* Rows from a dataset of charts and code
[start]
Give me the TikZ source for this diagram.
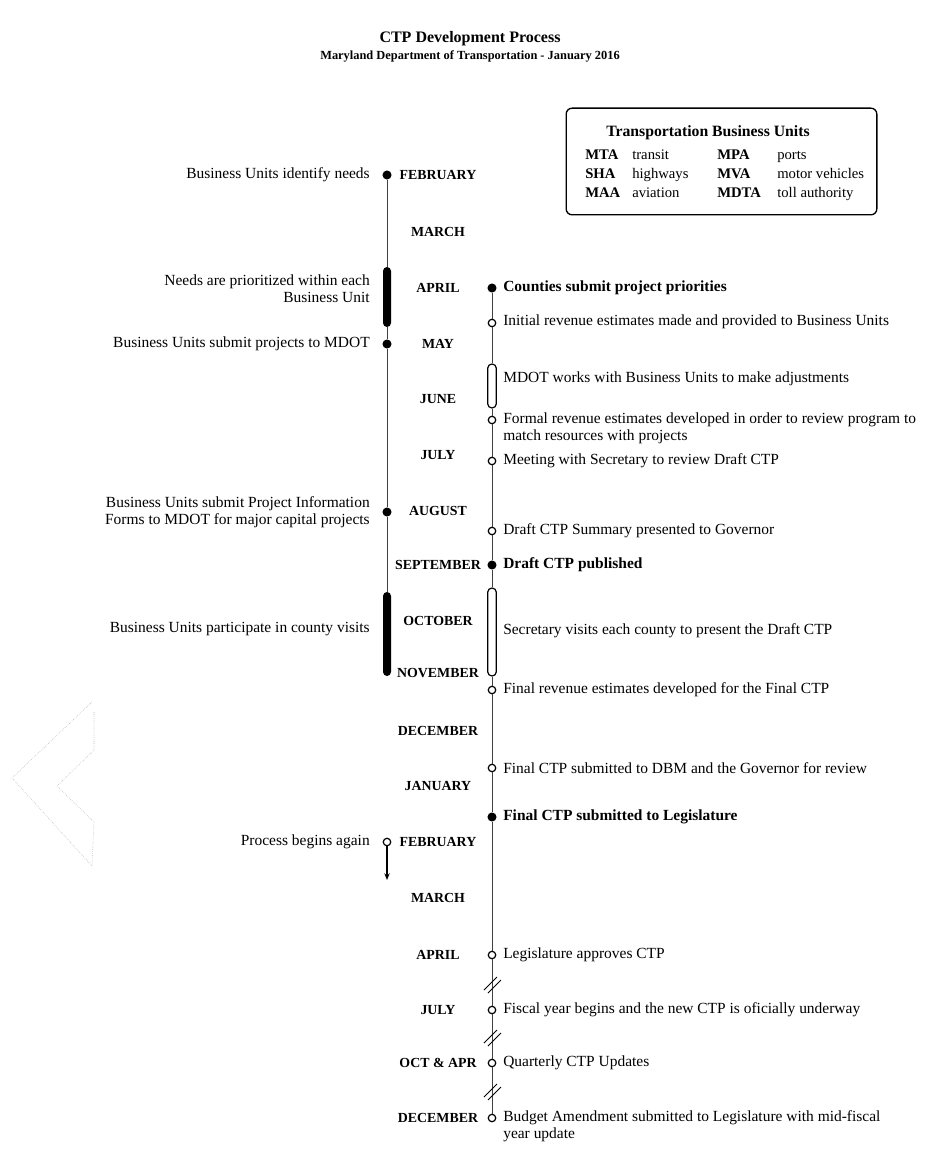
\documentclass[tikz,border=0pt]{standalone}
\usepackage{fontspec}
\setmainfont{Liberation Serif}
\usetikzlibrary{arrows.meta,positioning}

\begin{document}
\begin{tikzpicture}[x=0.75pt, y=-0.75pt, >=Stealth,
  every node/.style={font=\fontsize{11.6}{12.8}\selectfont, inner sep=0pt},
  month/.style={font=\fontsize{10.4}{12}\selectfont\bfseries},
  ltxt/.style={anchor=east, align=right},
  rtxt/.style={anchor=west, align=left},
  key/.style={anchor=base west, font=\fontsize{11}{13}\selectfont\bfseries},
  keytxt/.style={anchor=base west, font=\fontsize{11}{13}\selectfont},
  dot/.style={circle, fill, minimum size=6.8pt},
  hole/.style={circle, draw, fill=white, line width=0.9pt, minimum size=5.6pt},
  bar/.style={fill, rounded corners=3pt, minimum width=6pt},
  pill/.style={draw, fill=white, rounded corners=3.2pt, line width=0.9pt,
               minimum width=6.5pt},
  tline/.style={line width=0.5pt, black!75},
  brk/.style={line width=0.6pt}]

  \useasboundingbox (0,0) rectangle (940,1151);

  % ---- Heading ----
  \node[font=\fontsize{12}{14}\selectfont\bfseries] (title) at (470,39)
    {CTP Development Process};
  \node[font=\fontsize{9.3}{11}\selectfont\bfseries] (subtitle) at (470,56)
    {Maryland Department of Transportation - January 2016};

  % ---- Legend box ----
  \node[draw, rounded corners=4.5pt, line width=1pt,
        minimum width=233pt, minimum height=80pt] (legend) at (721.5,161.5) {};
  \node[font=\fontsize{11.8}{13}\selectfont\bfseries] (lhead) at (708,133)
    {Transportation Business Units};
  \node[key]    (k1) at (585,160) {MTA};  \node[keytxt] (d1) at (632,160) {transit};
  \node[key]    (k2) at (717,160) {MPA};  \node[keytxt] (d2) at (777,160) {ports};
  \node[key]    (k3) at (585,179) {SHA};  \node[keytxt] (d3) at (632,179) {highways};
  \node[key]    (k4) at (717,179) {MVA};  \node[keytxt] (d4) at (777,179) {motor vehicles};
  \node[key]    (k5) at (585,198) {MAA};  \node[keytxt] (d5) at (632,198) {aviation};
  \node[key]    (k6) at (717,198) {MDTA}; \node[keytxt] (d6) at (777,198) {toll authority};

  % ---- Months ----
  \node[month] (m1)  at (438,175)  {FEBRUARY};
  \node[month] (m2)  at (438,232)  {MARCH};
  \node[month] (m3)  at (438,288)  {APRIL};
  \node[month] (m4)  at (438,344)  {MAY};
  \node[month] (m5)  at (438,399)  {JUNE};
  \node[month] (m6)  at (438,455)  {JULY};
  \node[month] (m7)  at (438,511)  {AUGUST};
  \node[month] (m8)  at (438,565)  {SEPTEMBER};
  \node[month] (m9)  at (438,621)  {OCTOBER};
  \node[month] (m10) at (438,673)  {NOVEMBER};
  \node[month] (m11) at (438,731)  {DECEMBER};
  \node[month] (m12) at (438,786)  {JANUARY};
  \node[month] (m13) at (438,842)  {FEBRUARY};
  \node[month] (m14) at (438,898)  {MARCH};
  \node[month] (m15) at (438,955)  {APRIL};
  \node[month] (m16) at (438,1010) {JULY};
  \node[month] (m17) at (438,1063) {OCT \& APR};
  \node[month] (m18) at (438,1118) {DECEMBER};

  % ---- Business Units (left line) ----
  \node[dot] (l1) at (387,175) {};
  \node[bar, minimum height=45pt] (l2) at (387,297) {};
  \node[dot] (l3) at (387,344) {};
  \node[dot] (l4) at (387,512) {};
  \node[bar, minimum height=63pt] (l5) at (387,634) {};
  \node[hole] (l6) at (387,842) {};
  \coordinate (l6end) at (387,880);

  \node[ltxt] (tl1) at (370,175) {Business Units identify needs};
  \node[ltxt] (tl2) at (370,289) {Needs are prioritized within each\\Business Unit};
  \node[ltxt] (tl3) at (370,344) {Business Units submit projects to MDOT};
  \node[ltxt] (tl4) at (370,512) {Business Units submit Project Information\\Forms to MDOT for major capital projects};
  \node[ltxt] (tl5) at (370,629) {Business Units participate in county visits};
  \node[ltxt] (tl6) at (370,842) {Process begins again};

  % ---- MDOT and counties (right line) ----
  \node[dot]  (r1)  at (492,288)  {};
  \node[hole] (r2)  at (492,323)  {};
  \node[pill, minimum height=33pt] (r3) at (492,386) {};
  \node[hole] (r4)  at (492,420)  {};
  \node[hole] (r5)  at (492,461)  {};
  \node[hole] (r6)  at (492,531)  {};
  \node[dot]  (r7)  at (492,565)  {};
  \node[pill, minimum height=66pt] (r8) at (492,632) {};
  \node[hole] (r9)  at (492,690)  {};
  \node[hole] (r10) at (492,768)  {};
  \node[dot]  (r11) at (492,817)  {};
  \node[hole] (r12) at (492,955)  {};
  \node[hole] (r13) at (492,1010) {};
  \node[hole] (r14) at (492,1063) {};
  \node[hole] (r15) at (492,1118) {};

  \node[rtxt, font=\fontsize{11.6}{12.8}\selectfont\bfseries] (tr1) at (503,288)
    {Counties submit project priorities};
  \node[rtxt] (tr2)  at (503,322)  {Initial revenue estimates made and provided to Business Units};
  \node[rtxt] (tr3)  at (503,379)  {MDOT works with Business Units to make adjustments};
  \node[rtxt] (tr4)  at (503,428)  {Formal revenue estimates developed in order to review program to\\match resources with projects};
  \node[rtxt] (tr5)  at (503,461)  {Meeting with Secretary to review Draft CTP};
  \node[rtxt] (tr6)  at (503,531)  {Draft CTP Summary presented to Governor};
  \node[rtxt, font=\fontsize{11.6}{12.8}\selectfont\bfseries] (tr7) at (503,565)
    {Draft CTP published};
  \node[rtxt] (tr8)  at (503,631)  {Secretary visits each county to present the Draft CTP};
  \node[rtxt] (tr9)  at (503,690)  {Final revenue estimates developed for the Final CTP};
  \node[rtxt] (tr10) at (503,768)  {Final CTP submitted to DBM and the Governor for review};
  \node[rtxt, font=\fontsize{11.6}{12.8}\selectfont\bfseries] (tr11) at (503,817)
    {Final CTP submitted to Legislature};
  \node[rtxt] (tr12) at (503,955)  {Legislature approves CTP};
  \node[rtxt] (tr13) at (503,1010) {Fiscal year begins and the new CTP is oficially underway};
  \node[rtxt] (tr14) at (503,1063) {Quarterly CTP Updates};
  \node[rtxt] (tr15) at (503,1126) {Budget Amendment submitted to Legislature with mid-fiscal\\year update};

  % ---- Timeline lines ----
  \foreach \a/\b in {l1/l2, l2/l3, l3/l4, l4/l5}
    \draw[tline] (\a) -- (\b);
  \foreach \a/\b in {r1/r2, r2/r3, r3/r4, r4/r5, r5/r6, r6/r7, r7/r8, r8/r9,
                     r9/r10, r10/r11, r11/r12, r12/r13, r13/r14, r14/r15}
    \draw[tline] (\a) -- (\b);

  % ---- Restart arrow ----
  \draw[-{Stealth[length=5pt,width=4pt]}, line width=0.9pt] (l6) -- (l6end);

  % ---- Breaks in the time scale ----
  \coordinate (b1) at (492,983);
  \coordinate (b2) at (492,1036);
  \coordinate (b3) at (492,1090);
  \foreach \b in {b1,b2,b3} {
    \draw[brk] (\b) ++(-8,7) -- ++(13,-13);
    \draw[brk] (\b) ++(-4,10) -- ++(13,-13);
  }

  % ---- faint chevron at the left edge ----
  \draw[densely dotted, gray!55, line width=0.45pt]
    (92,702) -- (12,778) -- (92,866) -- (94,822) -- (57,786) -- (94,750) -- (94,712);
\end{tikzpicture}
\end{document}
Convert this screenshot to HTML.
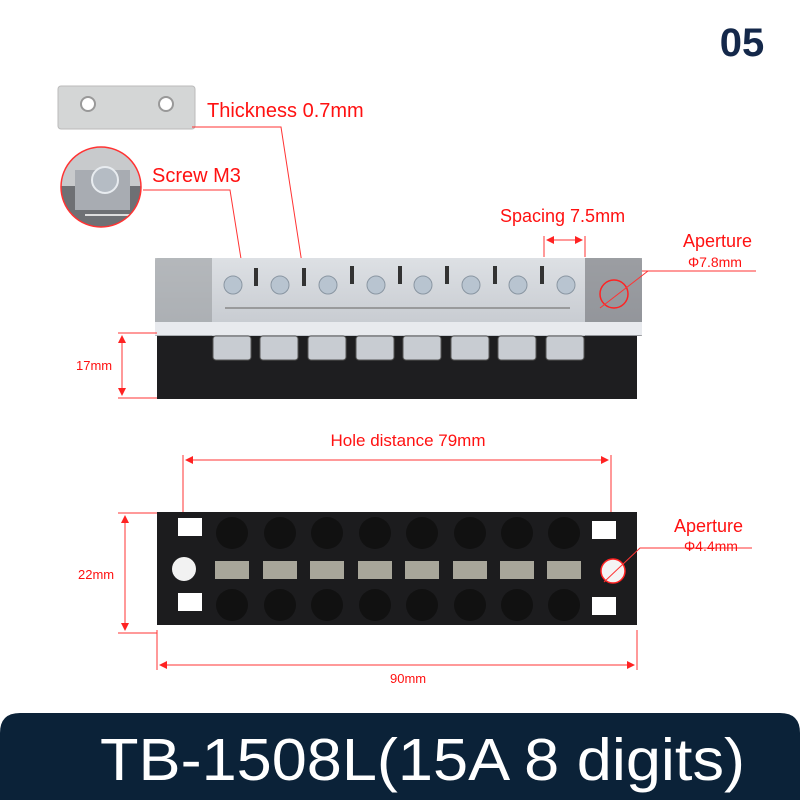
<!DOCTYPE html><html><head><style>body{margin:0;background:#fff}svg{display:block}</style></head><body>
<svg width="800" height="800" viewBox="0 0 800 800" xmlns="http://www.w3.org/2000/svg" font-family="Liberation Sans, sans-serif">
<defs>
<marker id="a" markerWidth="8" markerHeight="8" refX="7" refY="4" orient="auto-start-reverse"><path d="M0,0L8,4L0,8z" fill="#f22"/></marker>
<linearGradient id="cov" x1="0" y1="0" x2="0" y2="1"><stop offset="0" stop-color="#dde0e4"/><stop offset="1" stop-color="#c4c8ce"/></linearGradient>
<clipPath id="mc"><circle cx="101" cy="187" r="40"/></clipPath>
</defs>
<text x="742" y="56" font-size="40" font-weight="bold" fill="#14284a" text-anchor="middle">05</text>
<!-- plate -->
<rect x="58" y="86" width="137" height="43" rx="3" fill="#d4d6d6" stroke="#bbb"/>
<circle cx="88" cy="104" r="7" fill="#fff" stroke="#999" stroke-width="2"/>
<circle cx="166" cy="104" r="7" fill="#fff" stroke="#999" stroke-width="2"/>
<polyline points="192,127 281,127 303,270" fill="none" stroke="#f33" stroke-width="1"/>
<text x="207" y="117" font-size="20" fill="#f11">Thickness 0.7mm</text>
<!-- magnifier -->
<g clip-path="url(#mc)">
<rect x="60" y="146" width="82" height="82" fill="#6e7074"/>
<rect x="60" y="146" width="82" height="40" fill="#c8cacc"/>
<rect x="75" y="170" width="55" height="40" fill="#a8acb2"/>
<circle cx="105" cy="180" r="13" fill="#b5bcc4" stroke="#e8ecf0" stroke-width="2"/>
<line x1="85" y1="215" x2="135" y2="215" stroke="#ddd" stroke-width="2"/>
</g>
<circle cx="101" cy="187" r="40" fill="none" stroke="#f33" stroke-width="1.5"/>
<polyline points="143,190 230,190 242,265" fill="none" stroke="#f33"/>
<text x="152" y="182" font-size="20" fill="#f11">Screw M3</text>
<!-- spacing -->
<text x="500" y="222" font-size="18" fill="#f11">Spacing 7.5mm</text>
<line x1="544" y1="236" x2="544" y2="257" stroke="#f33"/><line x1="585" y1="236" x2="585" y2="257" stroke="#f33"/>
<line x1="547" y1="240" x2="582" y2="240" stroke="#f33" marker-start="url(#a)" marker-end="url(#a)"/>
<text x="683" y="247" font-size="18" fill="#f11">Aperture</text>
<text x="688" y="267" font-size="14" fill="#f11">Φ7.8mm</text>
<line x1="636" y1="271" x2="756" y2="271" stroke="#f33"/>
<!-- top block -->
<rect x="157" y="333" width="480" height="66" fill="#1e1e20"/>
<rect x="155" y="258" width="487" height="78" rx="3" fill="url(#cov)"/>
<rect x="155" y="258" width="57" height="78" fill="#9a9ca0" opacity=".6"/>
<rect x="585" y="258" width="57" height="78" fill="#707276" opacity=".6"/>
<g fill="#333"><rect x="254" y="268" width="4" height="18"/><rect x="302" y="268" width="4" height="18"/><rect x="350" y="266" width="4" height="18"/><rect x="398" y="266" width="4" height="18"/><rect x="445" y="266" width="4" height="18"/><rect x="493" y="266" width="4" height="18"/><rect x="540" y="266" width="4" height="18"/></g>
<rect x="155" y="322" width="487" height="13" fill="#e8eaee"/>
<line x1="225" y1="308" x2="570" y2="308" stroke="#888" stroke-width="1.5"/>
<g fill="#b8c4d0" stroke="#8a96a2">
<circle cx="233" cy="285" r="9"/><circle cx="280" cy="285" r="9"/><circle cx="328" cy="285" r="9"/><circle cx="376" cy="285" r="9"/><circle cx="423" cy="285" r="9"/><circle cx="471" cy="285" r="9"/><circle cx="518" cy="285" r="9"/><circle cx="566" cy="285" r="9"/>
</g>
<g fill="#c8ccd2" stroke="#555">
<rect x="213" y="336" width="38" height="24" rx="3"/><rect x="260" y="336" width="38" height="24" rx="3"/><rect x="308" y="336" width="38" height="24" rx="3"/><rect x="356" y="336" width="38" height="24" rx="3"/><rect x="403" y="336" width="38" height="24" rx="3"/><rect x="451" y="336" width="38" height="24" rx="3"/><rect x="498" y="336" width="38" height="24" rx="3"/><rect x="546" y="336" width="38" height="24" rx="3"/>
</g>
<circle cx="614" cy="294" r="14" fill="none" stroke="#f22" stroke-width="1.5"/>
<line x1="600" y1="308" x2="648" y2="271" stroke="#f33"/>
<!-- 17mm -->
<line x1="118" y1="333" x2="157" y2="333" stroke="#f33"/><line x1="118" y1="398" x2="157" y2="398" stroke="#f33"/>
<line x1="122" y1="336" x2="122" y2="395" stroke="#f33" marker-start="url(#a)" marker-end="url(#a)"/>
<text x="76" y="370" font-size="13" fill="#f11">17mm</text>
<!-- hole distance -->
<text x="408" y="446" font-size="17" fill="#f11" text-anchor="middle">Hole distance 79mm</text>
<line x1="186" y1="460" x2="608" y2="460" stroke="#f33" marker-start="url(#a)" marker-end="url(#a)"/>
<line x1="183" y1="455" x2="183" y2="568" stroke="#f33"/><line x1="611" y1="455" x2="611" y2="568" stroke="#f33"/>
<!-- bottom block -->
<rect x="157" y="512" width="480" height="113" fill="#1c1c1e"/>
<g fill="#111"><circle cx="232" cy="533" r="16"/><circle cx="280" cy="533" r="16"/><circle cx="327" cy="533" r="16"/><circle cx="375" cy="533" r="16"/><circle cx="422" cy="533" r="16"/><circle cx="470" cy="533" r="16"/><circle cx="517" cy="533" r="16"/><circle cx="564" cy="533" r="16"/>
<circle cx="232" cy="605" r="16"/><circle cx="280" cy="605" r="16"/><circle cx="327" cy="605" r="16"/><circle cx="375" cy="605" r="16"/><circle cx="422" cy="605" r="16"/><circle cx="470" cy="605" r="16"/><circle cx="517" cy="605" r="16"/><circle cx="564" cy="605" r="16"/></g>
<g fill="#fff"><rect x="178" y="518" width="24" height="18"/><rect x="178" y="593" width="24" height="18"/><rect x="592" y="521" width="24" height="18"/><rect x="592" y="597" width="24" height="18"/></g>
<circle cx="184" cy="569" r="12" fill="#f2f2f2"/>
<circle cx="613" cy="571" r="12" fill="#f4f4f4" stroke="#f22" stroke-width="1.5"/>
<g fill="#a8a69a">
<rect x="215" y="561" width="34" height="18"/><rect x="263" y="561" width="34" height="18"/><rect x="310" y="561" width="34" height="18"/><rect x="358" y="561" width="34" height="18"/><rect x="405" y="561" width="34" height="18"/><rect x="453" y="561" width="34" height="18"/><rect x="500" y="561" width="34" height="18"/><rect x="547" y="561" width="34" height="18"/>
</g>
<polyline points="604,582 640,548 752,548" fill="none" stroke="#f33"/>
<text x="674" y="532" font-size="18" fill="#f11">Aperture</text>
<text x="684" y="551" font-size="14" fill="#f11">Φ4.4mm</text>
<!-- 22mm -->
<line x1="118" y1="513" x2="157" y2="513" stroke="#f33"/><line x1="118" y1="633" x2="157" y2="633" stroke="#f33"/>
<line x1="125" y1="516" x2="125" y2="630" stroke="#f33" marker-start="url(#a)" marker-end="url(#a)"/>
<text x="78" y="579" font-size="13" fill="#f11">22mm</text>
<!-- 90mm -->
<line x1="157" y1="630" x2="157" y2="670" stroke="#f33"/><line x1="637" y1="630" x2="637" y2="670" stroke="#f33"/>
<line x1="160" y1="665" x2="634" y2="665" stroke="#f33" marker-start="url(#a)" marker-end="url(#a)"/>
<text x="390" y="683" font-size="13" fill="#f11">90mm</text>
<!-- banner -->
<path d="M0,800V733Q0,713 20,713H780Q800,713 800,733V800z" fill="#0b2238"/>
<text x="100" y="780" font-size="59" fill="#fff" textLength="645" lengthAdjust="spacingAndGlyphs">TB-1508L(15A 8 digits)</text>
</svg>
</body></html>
[end]
* Written request
Please repeat exactly the data above from its first line to the line that contains "Department of Transportation", inclusive, and leave every picture out.

* Output
Give me the TikZ source for this diagram.
\documentclass[tikz,border=0pt]{standalone}
\usepackage{fontspec}
\setmainfont{Liberation Serif}
\usetikzlibrary{arrows.meta,positioning}

\begin{document}
\begin{tikzpicture}[x=0.75pt, y=-0.75pt, >=Stealth,
  every node/.style={font=\fontsize{11.6}{12.8}\selectfont, inner sep=0pt},
  month/.style={font=\fontsize{10.4}{12}\selectfont\bfseries},
  ltxt/.style={anchor=east, align=right},
  rtxt/.style={anchor=west, align=left},
  key/.style={anchor=base west, font=\fontsize{11}{13}\selectfont\bfseries},
  keytxt/.style={anchor=base west, font=\fontsize{11}{13}\selectfont},
  dot/.style={circle, fill, minimum size=6.8pt},
  hole/.style={circle, draw, fill=white, line width=0.9pt, minimum size=5.6pt},
  bar/.style={fill, rounded corners=3pt, minimum width=6pt},
  pill/.style={draw, fill=white, rounded corners=3.2pt, line width=0.9pt,
               minimum width=6.5pt},
  tline/.style={line width=0.5pt, black!75},
  brk/.style={line width=0.6pt}]

  \useasboundingbox (0,0) rectangle (940,1151);

  % ---- Heading ----
  \node[font=\fontsize{12}{14}\selectfont\bfseries] (title) at (470,39)
    {CTP Development Process};
  \node[font=\fontsize{9.3}{11}\selectfont\bfseries] (subtitle) at (470,56)
    {Maryland Department of Transportation - January 2016};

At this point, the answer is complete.